Lalit Floor Lamp from Seascape
Size Matters and so does the Shade

Have you ever sat down and been blinded by the exposed light bulb in a nearby lamp? Unless you enjoy frying your corneas (I supposed there may be a few masochists out there), it can be painful and more than a little annoying. As a rule of thumb, the bottom of the shade should be more or less at ear/cheek level. So unless you hang out with a lot of basketball players or jockeys, use a five to six foot tall person as a gauge. If you're planning to read by the lamp, make sure that the height of the lamp and the angle of the shade allow for the light to pass over your shoulder and onto the page you're reading. This will probably require you to measure the height of the table, as well as the distance from the floor to your ear while seated. And you thought that you'd never use trigonometry again.
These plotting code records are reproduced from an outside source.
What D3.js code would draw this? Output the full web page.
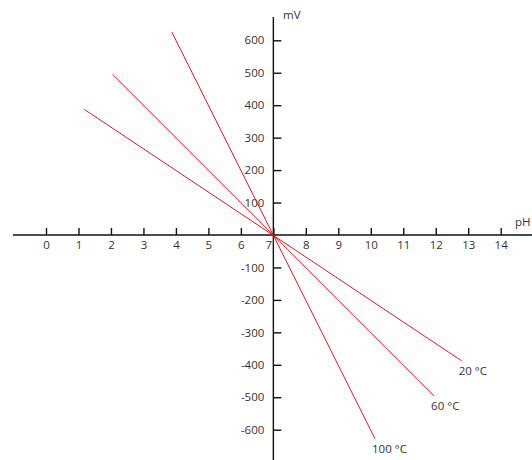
<!DOCTYPE html>
<html lang="en">
<head>
    <meta charset="UTF-8">
    <title>mV vs pH</title>
    <style>
        body { margin: 0; background: #fff; }
        svg text { font-family: "Open Sans", "DejaVu Sans", sans-serif; font-size: 11.5px; fill: #333; }
        .axis path, .axis line { stroke: #111; stroke-width: 1.4px; }
        .probe { fill: none; stroke: #f0141e; stroke-width: 1px; }
    </style>
</head>
<body>
    <svg id="chart" width="532" height="460"></svg>
    <script src="https://d3js.org/d3.v7.min.js"></script>
    <script>
        // pH ticks and mV ticks
        const phTicks = [0, 1, 2, 3, 4, 5, 6, 7, 8, 9, 10, 11, 12, 13, 14];
        const mvTicks = [600, 500, 400, 300, 200, 100, -100, -200, -300, -400, -500, -600];

        // each temperature line: start and end point
        const temps = ["20 °C", "60 °C", "100 °C"];
        const phStart = [1.18, 2.05, 3.87];
        const mvStart = [387, 495, 626];
        const phEnd = [12.8, 11.95, 10.13];
        const mvEnd = [-388, -496, -628];

        const svg = d3.select("#chart");
        const W = 532, H = 460;

        const x = d3.scaleLinear().domain([0, 14]).range([46, 500.7]);
        const y = d3.scaleLinear().domain([-600, 600]).range([429.7, 40.3]);

        // plain hyphen for negatives, like the original
        const fmt = d => String(d);

        // horizontal axis
        const xAxis = svg.append("g")
            .attr("class", "axis")
            .attr("transform", "translate(0," + y(0) + ")")
            .call(d3.axisBottom(x).tickValues(phTicks).tickFormat(fmt).tickSize(-7).tickPadding(6));
        xAxis.select(".domain").remove();
        xAxis.append("line").attr("x1", 13).attr("x2", W);
        xAxis.selectAll(".tick text")
            .filter(d => d === 7)
            .attr("dx", -5);

        // vertical axis
        const yAxis = svg.append("g")
            .attr("class", "axis")
            .attr("transform", "translate(" + x(7) + ",0)")
            .call(d3.axisLeft(y).tickValues(mvTicks).tickFormat(fmt).tickSize(-8).tickPadding(9));
        yAxis.select(".domain").remove();
        yAxis.append("line").attr("y1", 17).attr("y2", H);

        svg.append("text").attr("x", 515).attr("y", 226).text("pH");
        svg.append("text").attr("x", 283).attr("y", 19).text("mV");

        // lines
        svg.selectAll(".probe")
            .data(temps)
            .enter().append("line")
            .attr("class", "probe")
            .attr("x1", (d, i) => x(phStart[i]))
            .attr("y1", (d, i) => y(mvStart[i]))
            .attr("x2", (d, i) => x(phEnd[i]))
            .attr("y2", (d, i) => y(mvEnd[i]));

        // labels under the lower end of each line
        svg.selectAll(".tlabel")
            .data(temps)
            .enter().append("text")
            .attr("class", "tlabel")
            .attr("x", (d, i) => x(phEnd[i]) - 3)
            .attr("y", (d, i) => y(mvEnd[i]) + 14)
            .text(d => d);
    </script>
</body>
</html>
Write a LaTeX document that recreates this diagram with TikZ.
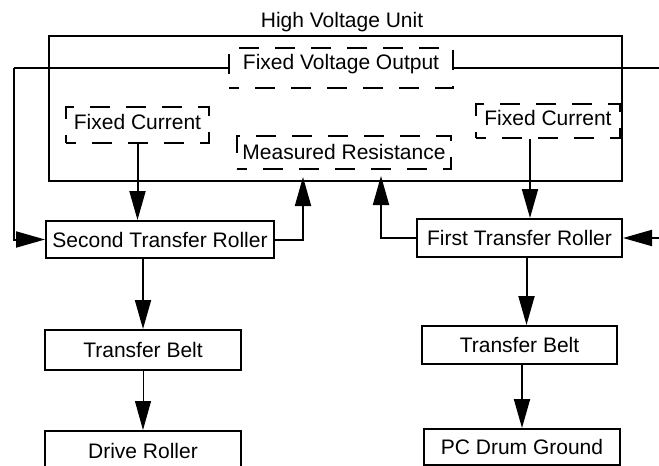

Cantara Table Lamp by Uttermost

Traditional table lamps have avoided looking top-heavy, with their shades no more than two-thirds the height of the base (covering the harp and neck metal underpinnings). But more contemporary lamps adhere to less stringent constraints and even welcome design with atypical proportions. As far as shade shape goes, it's wise to follow the shape of the base, lest you face the whole square peg/round hole dilemma. A white or translucent shade allows for greater diffusion of the light, while darker colors and more opaque materials provide a subtler ambient glow.

I'd say that I hope this article shed some light on the subject of buying lamps, but that would be too corny.